May the Creator give you wisdom, courage and strength to make the right decisions in these difficult situations.

Take care

By the way, thank you very much for sharing your recipes. I really enjoy reading your website.

PutuPiring from KC said...

Dear Rei,
Do vent out you will feel better. have you had a serious heart to heart with your husband??? Would he agree to seek marriage counselling?? Maybe if he had been forced to " see" what's happening to his family he might see everything in a differnt light??? I hope you guys can work everything out otherwise its not good to have your kids see you in pain everyday. I assume your in- laws are Japanese (?) if so there are many many in your shoes. Maybe talk to your hubby then have a family meeting (with your hubby's support) to clear things up, maybe its cultural differences?? I Hope you can sort out all this but whatever dont let those people make you bitter, live your life for yourself and your kids. This is the first time I saw your blog hope I'm not too presumptious to add my 2 cents worth. Take care, lots of people are rooting for you
Quote you : [[I want IH to be responsible for certain things he did }} Is it really worth it to keep suffering just to make him be responsible???

naomi said...

This is my first time here and first I have to say your dishes are lovely.

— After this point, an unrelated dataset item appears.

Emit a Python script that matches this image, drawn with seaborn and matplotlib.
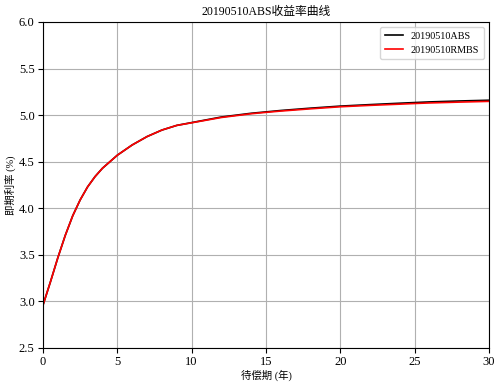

Secondly, this post is all too familiar, but it is my family who is the snobby one. I have seen my not so nice mother talk down to my sister in law (whom I adore) while my brother quietly and obdiently stands by and lets my mother talk to his wife as such.

This along with other reasons, I no longer associate with my family and have cut them out of my life. They are snobs and look down on me and my son.

Since they show no respect, they get no respect. I chose to cut them out of my life along with my son's life.

I applaud your bravery and your strong stance.

Administrator said...

Hi there,

I just chanced upon your blog and read this very post. Though I do not have a set of in-laws anywhere close to yours, I can somewhat relate to it through sharing the experiences of others. I sympathise with you and I hope that you are able to cope better with time.

I dont feel that you are at the wrong. There are many people out there who judge others purely based on material possessions which in my view, is not right. You hang in there, the Lord will make it right for you. Justice prevails. Just have faith and pray.